The action makes it increasingly unlikely that those restrictions, issued by President Joe Biden in June, will lift in the near future, cementing what had been a short-term fix into a central feature of the asylum system. The restrictions have thus far appeared to propel a major downturn in border crossings.

The change could come at a critical moment of the presidential campaign for Vice President Kamala Harris, who has worked to offset long-standing criticisms of the administration’s handling of the southern border. Harris plans to visit the border in Arizona on Friday.

The policy largely solidifies a shift from the long-standing U.S. promise to allow migrants who come into the country to apply for asylum, regardless of how they do it, and fundamentally alters years of past practice at the southern border.

The American Civil Liberties Union and immigrant advocacy groups have filed a legal challenge over the policy, saying it violates immigration laws. Immigration activists have said that the policy has sent people back toward danger, including those with legitimate asylum claims.

“This is punishment and deterrence at its worst and will wreak havoc on our global reputation and immigration system,” said Robyn Barnard, the senior director for refugee advocacy at Human Rights First. “Those who trumpet it as a success are ignoring the substance of what it does to vulnerable human beings.”

The Biden administration has said that migrants can continue to enter the country and seek asylum if they get appointments at ports of entry beforehand. The administration offers over 1,000 appointments a day to migrants seeking to enter the country.

The order issued in June allowed for the limits on asylum to be lifted if the number of people crossing illegally remained below 1,500 a day for one week. The changes that the administration plans to release next week would require the crossings to remain low for several weeks in order for the restrictions to be lifted.

The number of border crossings has not stayed low enough thus far to lift the restrictions, and an even longer period of low crossings seems unlikely.

Biden administration officials believe the change is necessary to make sure that any dip in crossing numbers is not just momentary — from temporary events like extreme weather — according to an internal document obtained by The New York Times.

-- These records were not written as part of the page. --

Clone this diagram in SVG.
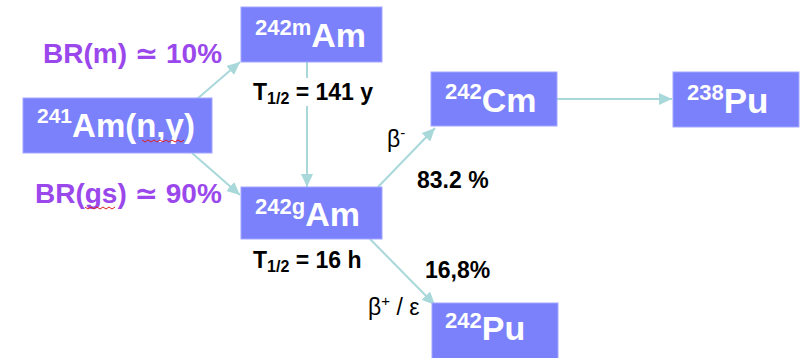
<svg xmlns="http://www.w3.org/2000/svg" width="805" height="358" viewBox="0 0 805 358">
<defs>
<style>
.box{fill:#7b80fb;stroke:#a3a6ff;stroke-width:1}
.lbl{font-family:"Liberation Sans",Arial,sans-serif;font-weight:bold;fill:#ffffff}
.main{font-size:34px}
.sup{font-size:22px}
.con{stroke:#a9d8da;stroke-width:2;fill:none}
.br{font-family:"Liberation Sans","DejaVu Sans",Arial,sans-serif;font-weight:bold;font-size:28px;fill:#9a48ec}
.blk{font-family:"Liberation Sans",Arial,sans-serif;font-weight:bold;font-size:23px;fill:#000}
.reg{font-family:"Liberation Sans","DejaVu Sans",Arial,sans-serif;font-size:23px;fill:#000}
.wavy{stroke:#e02020;stroke-width:1;fill:none}
</style>
<marker id="ah" markerUnits="userSpaceOnUse" markerWidth="14" markerHeight="12" refX="13" refY="6" orient="auto">
<path d="M0,0 L13,6 L0,12 z" fill="#a9d8da"/>
</marker>
</defs>
<rect width="805" height="358" fill="#ffffff"/>

<g id="connectors">
<line class="con" x1="197" y1="99" x2="240" y2="62" marker-end="url(#ah)"/>
<line class="con" x1="192" y1="153" x2="240" y2="195" marker-end="url(#ah)"/>
<line class="con" x1="307" y1="62" x2="307" y2="187" marker-end="url(#ah)"/>
<line class="con" x1="378" y1="187" x2="435" y2="128" marker-end="url(#ah)"/>
<line class="con" x1="370" y1="239" x2="435" y2="305" marker-end="url(#ah)"/>
<line class="con" x1="557" y1="99" x2="672" y2="99" marker-end="url(#ah)"/>
</g>

<g id="node-241Am">
<rect class="box" x="23" y="98" width="189" height="55"/>
<text class="lbl" x="37" y="137"><tspan font-size="21" dy="-14">241</tspan><tspan font-size="33" dy="14">Am(n,γ)</tspan></text>
<path class="wavy" d="M142,140 l3,2 l3,-2 l3,2 l3,-2 l3,2 l3,-2 l3,2 l3,-2 l3,2 l3,-2 l3,2 l3,-2 l3,2 l3,-2"/>
</g>

<g id="node-242mAm">
<rect class="box" x="241" y="7" width="141" height="55"/>
<text class="lbl" x="255" y="47"><tspan class="sup" dy="-12">242m</tspan><tspan class="main" dy="12">Am</tspan></text>
</g>

<g id="node-242gAm">
<rect class="box" x="241" y="187" width="141" height="52"/>
<text class="lbl" x="255" y="226"><tspan class="sup" dy="-12">242g</tspan><tspan class="main" dy="12">Am</tspan></text>
</g>

<g id="node-242Cm">
<rect class="box" x="431" y="72" width="126" height="54"/>
<text class="lbl" x="445" y="112"><tspan class="sup" dy="-13">242</tspan><tspan class="main" dy="13">Cm</tspan></text>
</g>

<g id="node-238Pu">
<rect class="box" x="673" y="72" width="126" height="55"/>
<text class="lbl" x="687" y="113"><tspan class="sup" dy="-13">238</tspan><tspan font-size="35" dy="13">Pu</tspan></text>
</g>

<g id="node-242Pu">
<rect class="box" x="432" y="303" width="126" height="56"/>
<text class="lbl" x="445" y="340"><tspan class="sup" dy="-12">242</tspan><tspan font-size="34" dy="12">Pu</tspan></text>
</g>

<g id="labels">
<text class="br" x="43" y="63">BR(m) ≃ 10%</text>
<text class="br" x="35" y="203">BR(gs) ≃ 90%</text>
<path class="wavy" d="M85,207 l3,2 l3,-2 l3,2 l3,-2 l3,2 l3,-2 l3,2 l3,-2 l3,2 l3,-2"/>
<rect x="250" y="78" width="128" height="28" fill="#ffffff"/>
<text class="blk" x="253" y="100">T<tspan font-size="16" dy="4">1/2</tspan><tspan dy="-4"> = 141 y</tspan></text>
<text class="blk" x="253" y="268">T<tspan font-size="16" dy="4">1/2</tspan><tspan dy="-4"> = 16 h</tspan></text>
<text class="reg" x="387" y="147">β<tspan font-size="15" dy="-9">-</tspan></text>
<text class="blk" x="417" y="188">83.2 %</text>
<text class="blk" x="425" y="278">16,8%</text>
<text class="reg" x="368" y="315">β<tspan font-size="15" dy="-9">+</tspan><tspan dy="9"> / ε</tspan></text>
</g>
</svg>
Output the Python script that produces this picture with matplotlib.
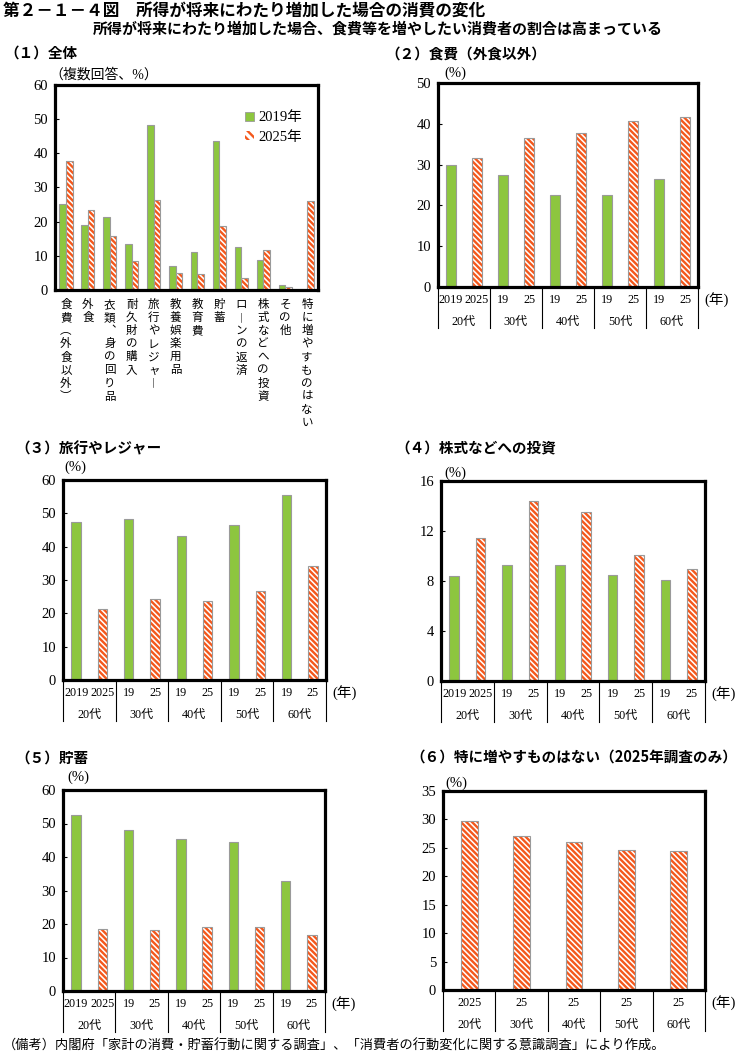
import numpy as np
import matplotlib
matplotlib.use('Agg')
import matplotlib.pyplot as plt
from matplotlib.patches import Patch
from matplotlib.transforms import blended_transform_factory

# ---------------- data ----------------
cats_all = ['食費︵外食以外︶', '外食', '衣類︑身の回り品', '耐久財の購入', '旅行やレジャ︱',
            '教養娯楽用品', '教育費', '貯蓄', 'ロ︱ンの返済', '株式などへの投資', 'その他',
            '特に増やすものはない']
all_2019 = [25.3, 19.1, 21.5, 13.6, 48.3, 6.9, 11.0, 43.5, 12.7, 8.8, 1.5, np.nan]
all_2025 = [37.7, 23.3, 15.8, 8.6, 26.3, 5.1, 4.7, 18.8, 3.4, 11.7, 1.0, 26.1]

decades = ['20代', '30代', '40代', '50代', '60代']
year_labels = ['2019', '2025', '19', '25', '19', '25', '19', '25', '19', '25']
year_labels_25 = ['2025', '25', '25', '25', '25']

food_2019 = [29.8, 27.4, 22.5, 22.5, 26.5]
food_2025 = [31.5, 36.4, 37.7, 40.8, 41.7]
travel_2019 = [47.3, 48.2, 43.2, 46.4, 55.4]
travel_2025 = [21.3, 24.4, 23.8, 26.7, 34.3]
stock_2019 = [8.4, 9.3, 9.3, 8.5, 8.1]
stock_2025 = [11.4, 14.4, 13.5, 10.1, 9.0]
save_2019 = [52.5, 48.2, 45.5, 44.6, 32.9]
save_2025 = [18.5, 18.3, 19.0, 19.2, 16.8]
none_2025 = [29.8, 27.1, 26.1, 24.6, 24.5]

# ---------------- style ----------------
GREEN = '#8DC63F'
ORANGE = '#F4581C'
GRAY = '#9A9A9A'
HATCH = '\\' * 6
SERIF = ['Liberation Serif', 'Noto Sans CJK JP']
SANS = ['Noto Sans CJK JP', 'DejaVu Sans']

plt.rcParams['font.family'] = SERIF
plt.rcParams['hatch.linewidth'] = 1.7
plt.rcParams['hatch.color'] = ORANGE

W, H = 738, 1057
fig = plt.figure(figsize=(W / 100, H / 100), dpi=100)


def add_ax(l, r, t, b):
    ax = fig.add_axes([l / W, 1 - b / H, (r - l) / W, (b - t) / H])
    for s in ax.spines.values():
        s.set_linewidth(2.3)
        s.set_color('black')
    ax.tick_params(axis='y', direction='in', length=3, width=0.8, labelsize=10.5, pad=5)
    return ax


def ftext(x, y, s, **kw):
    fig.text(x / W, 1 - y / H, s, **kw)


def hatched_bar(ax, x, v, w):
    ax.bar(x, v, w, color='white', edgecolor=ORANGE, hatch=HATCH, linewidth=0)
    ax.bar(x, v, w, fill=False, edgecolor=GRAY, linewidth=0.8)


def green_bar(ax, x, v, w):
    ax.bar(x, v, w, color=GREEN, edgecolor=GRAY, linewidth=0.8)


def table(ax, hpx, labels_row1, n_groups, per_group):
    trans = blended_transform_factory(ax.transData, ax.transAxes)
    npos = n_groups * per_group
    for i, lab in enumerate(labels_row1):
        ax.text(i, -13 / hpx, lab, transform=trans, ha='center', va='center',
                fontsize=8.7, family=SERIF)
    for g in range(n_groups):
        xc = g * per_group + (per_group - 1) / 2
        ax.text(xc, -35 / hpx, decades[g], transform=trans, ha='center', va='center',
                fontsize=8.7, family=SERIF)
    for g in range(n_groups + 1):
        xb = g * per_group - 0.5
        ax.plot([xb, xb], [0, -41 / hpx], transform=trans, color='black', lw=0.8,
                clip_on=False)
    ax.set_xticks([])
    ax.set_xlim(-0.5, npos - 0.5)


def age_panel(l, r, t, b, v19, v25, ymax, step):
    ax = add_ax(l, r, t, b)
    xs = np.arange(len(decades)) * 2
    green_bar(ax, xs, v19, 0.36)
    hatched_bar(ax, xs + 1, v25, 0.36)
    ax.set_ylim(0, ymax)
    ax.set_yticks(np.arange(0, ymax + 0.01, step))
    table(ax, b - t, year_labels, len(decades), 2)
    ftext(r + 6, b + 13, '(年)', fontsize=10.5, family=SERIF, va='center', ha='left')
    return ax


# ---------------- titles ----------------
ftext(3, 11, '第２－１－４図　所得が将来にわたり増加した場合の消費の変化', fontsize=12,
      family=SANS, fontweight='bold', va='center', ha='left')
ftext(378, 29, '所得が将来にわたり増加した場合、食費等を増やしたい消費者の割合は高まっている',
      fontsize=10.8, family=SANS, fontweight='bold', va='center', ha='center')

# ---------------- panel 1 ----------------
ax1 = add_ax(55, 318, 85, 290)
x = np.arange(len(cats_all))
green_bar(ax1, x - 0.15, all_2019, 0.3)
hatched_bar(ax1, x + 0.15, all_2025, 0.3)
ax1.set_xlim(-0.5, len(cats_all) - 0.5)
ax1.set_ylim(0, 60)
ax1.set_yticks(np.arange(0, 61, 10))
ax1.set_xticks([])
trans1 = blended_transform_factory(ax1.transData, ax1.transAxes)
for i, c in enumerate(cats_all):
    ax1.text(i, -8 / 205, '\n'.join(c), transform=trans1, ha='center', va='top',
             fontsize=8.3, family=SANS, linespacing=1.01)
handles = [Patch(facecolor=GREEN, edgecolor=GRAY, linewidth=0.6),
           Patch(facecolor='white', edgecolor=ORANGE, hatch='\\\\\\\\', linewidth=0)]
ax1.legend(handles, ['2019年', '2025年'], loc='upper left', bbox_to_anchor=(0.70, 0.90),
           frameon=False, handlelength=0.6, handleheight=0.6, handletextpad=0.3,
           fontsize=10.5, labelspacing=0.45, borderaxespad=0)
ftext(4, 53, '（１）全体', fontsize=10.5, family=SANS, fontweight='bold', va='center')
ftext(49, 75, '（複数回答、%）', fontsize=10, family=SERIF, va='center')

# ---------------- panel 2 ----------------
age_panel(438, 698, 83, 287, food_2019, food_2025, 50, 10)
ftext(385, 54, '（２）食費（外食以外）', fontsize=10.5, family=SANS, fontweight='bold', va='center')
ftext(444, 73, '(%)', fontsize=10.5, va='center')

# ---------------- panel 3 ----------------
age_panel(63, 326, 480, 680, travel_2019, travel_2025, 60, 10)
ftext(15, 448, '（３）旅行やレジャー', fontsize=10.5, family=SANS, fontweight='bold', va='center')
ftext(64, 467, '(%)', fontsize=10.5, va='center')

# ---------------- panel 4 ----------------
age_panel(441, 705, 481, 681, stock_2019, stock_2025, 16, 4)
ftext(395, 448, '（４）株式などへの投資', fontsize=10.5, family=SANS, fontweight='bold', va='center')
ftext(444, 473, '(%)', fontsize=10.5, va='center')

# ---------------- panel 5 ----------------
age_panel(63, 325, 790, 991, save_2019, save_2025, 60, 10)
ftext(15, 758, '（５）貯蓄', fontsize=10.5, family=SANS, fontweight='bold', va='center')
ftext(67, 777, '(%)', fontsize=10.5, va='center')

# ---------------- panel 6 ----------------
ax6 = add_ax(443, 705, 791, 990)
hatched_bar(ax6, np.arange(len(decades)), none_2025, 0.32)
ax6.set_ylim(0, 35)
ax6.set_yticks(np.arange(0, 36, 5))
table(ax6, 199, year_labels_25, len(decades), 1)
ftext(711, 1003, '(年)', fontsize=10.5, family=SERIF, va='center', ha='left')
ftext(410, 757, '（６）特に増やすものはない（2025年調査のみ）', fontsize=10.5, family=SANS,
      fontweight='bold', va='center')
ftext(445, 783, '(%)', fontsize=10.5, va='center')

# ---------------- footer ----------------
ftext(3, 1046, '（備考）内閣府「家計の消費・貯蓄行動に関する調査」、「消費者の行動変化に関する意識調査」により作成。',
      fontsize=9.5, family=SANS, va='center')

fig.savefig('out.png', dpi=100)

The administration believes the order has made a major difference in the short time it has been in place. The number of crossings dipped to about 56,000 in July and around 58,000 in August — the lowest totals of the entire Biden administration. September numbers appear to be on a similar track: Border Patrol agents had made about 40,000 arrests as of this week, according to two people with knowledge of the data.

In December, the administration was dealing with record numbers, with some 5,000 migrants crossing on a given day, and about 250,000 arrests at the border for the month. Migrants were often quickly released and given notices to show up to immigration court, where cases can take years to complete.

“Since President Biden announced new, decisive executive actions to secure the border on June 4, encounters between ports of entry have dropped by more than 50% and remain at their lowest level in years,” Angelo Fernández Hernández, a spokesperson for the White House, said in a statement. A Department of Homeland Security spokesperson declined to comment before the change had been issued.